Ele depositou um poema inteiro em mim.
E assinou seu nome no ângulo do meu rosto.

Mas nossos corpos fundidos e suados derreteram a tinta, e as letras foram escorrendo em mim. Agora só o lençol, todo manchado, denunciava o que havia acontecido.
As palavras sumiram. E acho que nem precisávamos delas.
No quarto, para sempre a permanência do texto.

Solange Maia

domingo, 2 de fevereiro de 2014

por isso disse adeus...

Um a um ela foi deixando de lado os homens da sua vida. Todos devidamente importantes, mas nenhum que tivesse entendido de verdade seu bem querer.
Apaixonava-se por aqueles homens por que precisava deles para sentir o amor.
Era como se ela conferisse a eles algo que eles não tinham, alguma virtude capaz de sacudir suas emoções, estimular sua autoestima, diminuir seus sofrimentos.

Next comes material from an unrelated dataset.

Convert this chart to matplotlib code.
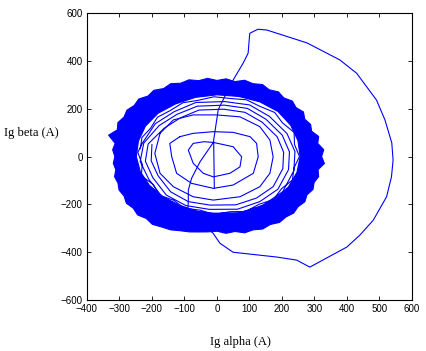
import numpy as np
import matplotlib
matplotlib.use("Agg")
import matplotlib.pyplot as plt
from matplotlib.path import Path
from matplotlib.patches import PathPatch

# start-up transient (big excursion)
trans_x = [-8, -10, 4, 9, 50, 81, 96, 101, 126, 153, 277, 378, 430, 461, 491, 517, 538, 542,
           537, 522, 481, 440, 400, 286, 255, 246, 184, 50, 40, 9, -12, -30, -90, -88, -88,
           -78, -52, -11]
trans_y = [-133, 69, 195, 210, 320, 391, 432, 515, 532, 529, 475, 404, 348, 291, 236, 153, 57, -15,
           -85, -168, -266, -328, -378, -462, -440, -433, -420, -400, -391, -362, -320, -300, -238, -182, -140,
           -91, -22, 59]

# inner spiral loops
loop1_x = [-11, 50, 76, 71, 40, -11, -42, -73, -88, -73, -40, -11]
loop1_y = [59, 41, -1, -43, -70, -85, -70, -28, 27, 55, 62, 59]
loop2_x = [-114, -73, -11, 50, 102, 122, 127, 112, 50, -11, -78, -124, -139, -145, -114]
loop2_y = [83, 97, 104, 101, 83, 55, -1, -70, -119, -133, -112, -70, -1, 55, 83]
loop3_x = [-175, -134, -73, -1, 71, 132, 163, 173, 163, 132, 71, -11, -73, -134, -175, -191, -175]
loop3_y = [97, 153, 174, 174, 166, 125, 69, -1, -70, -126, -168, -182, -168, -126, -70, 13, 97]

# thin loops at the inner edge of the steady-state ring (polar: deg, A)
inner_theta = [166, 185, 204, 226, 245, 264, 286, 305, 324, 346, 5, 24, 46, 65, 84, 106, 125, 144,
               166, 185, 204, 226, 245, 264, 286, 305, 324, 346, 5, 24, 46, 65, 84, 106, 125, 144,
               166, 185, 204, 226, 245, 264, 286, 305, 324, 346, 5, 24, 46, 65, 84, 106, 125, 144, 166,
               176, 188, 199, 211, 222, 234, 245, 257, 268, 280, 291, 303, 314, 326, 337, 349,
               0, 12, 23, 35, 46, 58, 69, 81, 92, 104, 115, 127, 138, 150, 161, 172]
inner_r = [206, 203, 198, 205, 208, 204, 210, 212, 214, 209, 206, 203, 200, 204, 199, 202, 197, 201,
           218, 221, 216, 224, 226, 222, 229, 230, 232, 227, 224, 220, 217, 222, 216, 219, 215, 220,
           232, 237, 230, 240, 244, 238, 246, 248, 250, 244, 241, 236, 233, 238, 231, 235, 229, 234, 236,
           244, 232, 246, 228, 240, 226, 238, 230, 242, 234, 246, 238, 250, 240, 252, 242,
           254, 244, 258, 246, 256, 248, 254, 246, 250, 242, 248, 240, 246, 236, 244, 238]

# dense noisy steady-state band: jagged outer edge and inner envelope (polar: deg, A)
outer_theta = [0, 5, 10, 15, 20, 25, 30, 35, 40, 45, 50, 55, 60, 65, 70, 75, 80, 85,
               90, 95, 100, 105, 110, 115, 120, 125, 130, 135, 140, 145, 150, 155, 160, 165, 170, 175,
               180, 185, 190, 195, 200, 205, 210, 215, 220, 225, 230, 235, 240, 245, 250, 255, 260, 265,
               270, 275, 280, 285, 290, 295, 300, 305, 310, 315, 320, 325, 330, 335, 340, 345, 350, 355]
outer_r = [322, 330, 315, 324, 310, 318, 312, 325, 318, 328, 320, 330, 322, 332, 324, 330, 318, 326,
           318, 328, 322, 332, 326, 336, 328, 338, 330, 340, 332, 338, 330, 336, 326, 345, 318, 322,
           314, 320, 316, 326, 324, 332, 330, 340, 336, 345, 338, 346, 340, 338, 330, 326, 320, 316,
           312, 322, 318, 330, 326, 334, 328, 336, 330, 334, 326, 330, 320, 326, 318, 324, 316, 332]
env_theta = [0, 15, 30, 45, 60, 75, 90, 105, 120, 135, 150, 165,
             180, 195, 210, 225, 240, 255, 270, 285, 300, 315, 330, 345]
env_r = [256, 258, 262, 266, 264, 260, 258, 256, 254, 256, 254, 250,
         248, 244, 240, 236, 234, 236, 240, 244, 248, 252, 254, 255]


def polar_xy(theta_deg, r):
    t = np.deg2rad(np.array(theta_deg, dtype=float))
    r = np.array(r, dtype=float)
    return r * np.cos(t), r * np.sin(t)


fig = plt.figure(figsize=(4.26, 3.51), dpi=100)
ax = fig.add_axes([0.204, 0.145, 0.763, 0.818])

blue = "#0000ff"

ox, oy = polar_xy(outer_theta, outer_r)
ex, ey = polar_xy(env_theta, env_r)
outer = np.column_stack([ox, oy])
inner = np.column_stack([ex, ey])[::-1]
verts = np.vstack([outer, outer[:1], inner, inner[:1]])
codes = ([Path.MOVETO] + [Path.LINETO] * (len(outer) - 1) + [Path.CLOSEPOLY]
         + [Path.MOVETO] + [Path.LINETO] * (len(inner) - 1) + [Path.CLOSEPOLY])
ax.add_patch(PathPatch(Path(verts, codes), facecolor=blue, edgecolor=blue, lw=0.8))

ix, iy = polar_xy(inner_theta, inner_r)
ax.plot(ix, iy, color=blue, lw=0.8)
for xs, ys in [(trans_x, trans_y), (loop1_x, loop1_y), (loop2_x, loop2_y), (loop3_x, loop3_y)]:
    ax.plot(xs, ys, color=blue, lw=0.8)

ax.set_xlim(-400, 600)
ax.set_ylim(-600, 600)
ax.set_xticks(np.arange(-400, 601, 100))
ax.set_yticks(np.arange(-600, 601, 200))
ax.tick_params(direction="in", length=3, width=0.6, top=True, right=True, labelsize=7, pad=3)
for lab in ax.get_xticklabels() + ax.get_yticklabels():
    lab.set_family("Liberation Sans")
for sp in ax.spines.values():
    sp.set_linewidth(0.8)

ax.set_xlabel("Ig alpha (A)", family="Liberation Serif", fontsize=9)
ax.xaxis.set_label_coords(0.471, -0.125)
ax.set_ylabel("Ig beta (A)", family="Liberation Serif", fontsize=9, rotation=0, ha="left", va="center")
ax.yaxis.set_label_coords(-0.255, 0.582)

fig.savefig("out.png", dpi=100)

Mas no dia a dia, como todas as coisas mil vezes fantasiadas, a realidade a deixava sempre um bocado desiludida.
Eles diziam que a amavam de muitas formas, e embora ela quase nunca sentisse, não partia quando devia mesmo assim.
E isso ia doendo dentro dela.
Palavras envoltas pelo tecido frágil do desejo só aumentavam sua dor.
Ela queria alguém para uma viagem mais longa.

Por isso disse adeus. Um a um.
Sem ninguém ao seu lado ela se sentia mais livre para discordar de Proust quando ele dizia que o amor era uma tortura recíproca. Não... ela preferia o amor que fosse uma ternura recíproca !
Estava cansada de parecer essa amante Proustiana, tragicamente dependente e masoquista.
Dessa vez ela queria ser feliz. 
Tudo valera a pena, ela sabe, mas bonito mesmo vai ser o dia em que ela, de verdade, escolher ficar.